The move, federal officials say, is part of a broader cost-cutting initiative ordered by the Trump administration, aimed at reevaluating leased federal office space—particularly in high-cost urban areas. But critics argue the eviction may do the opposite of what it intends.

The $3 million annual lease for the 43,000-square-foot space hasn’t been terminated in practice, because it’s not NASA footing the bill—it’s the General Services Administration, a separate federal agency. Columbia University confirms that the rent is still being paid. In effect, taxpayers may be covering an empty building, while the researchers are left scrambling.
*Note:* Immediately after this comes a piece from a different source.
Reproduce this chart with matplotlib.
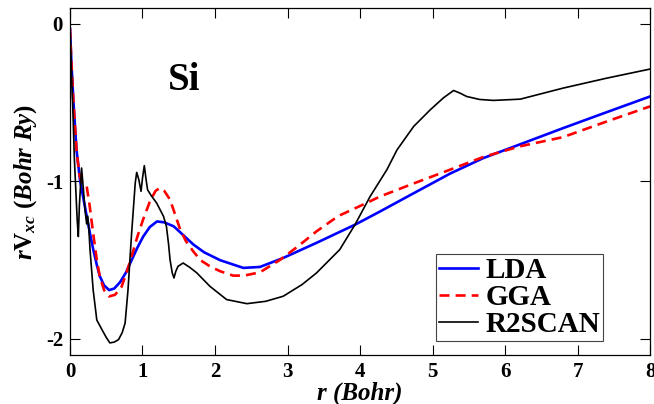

“There is no logic behind this,” Kostas Tsigaridis, a GISS scientist and Columbia faculty member, told the Times. Others echoed the sentiment, pointing to recent investments NASA made in upgrading the facility—including a new conference room—and the disruption now underway. Furniture and decades of research materials are being boxed up and hauled to storage in New Jersey.

NASA officials say staff will temporarily shift to remote work while a new location is secured, which one onsite scientist we spoke with fears will have a negative impact on essential teamwork and collaboration. Meanwhile, Columbia is exploring alternative space to keep some of the scientists nearby, many of whom also teach at the university.

The uncertainty has stung. Researchers worry the move could fracture teams and slow progress. Amid broader funding cuts to climate and equity-related research, some fear this is part of a larger trend.

“Whatever the rationale,” said one longtime staffer, “the cost isn’t just financial. It’s human. It’s scientific. And it’s real.”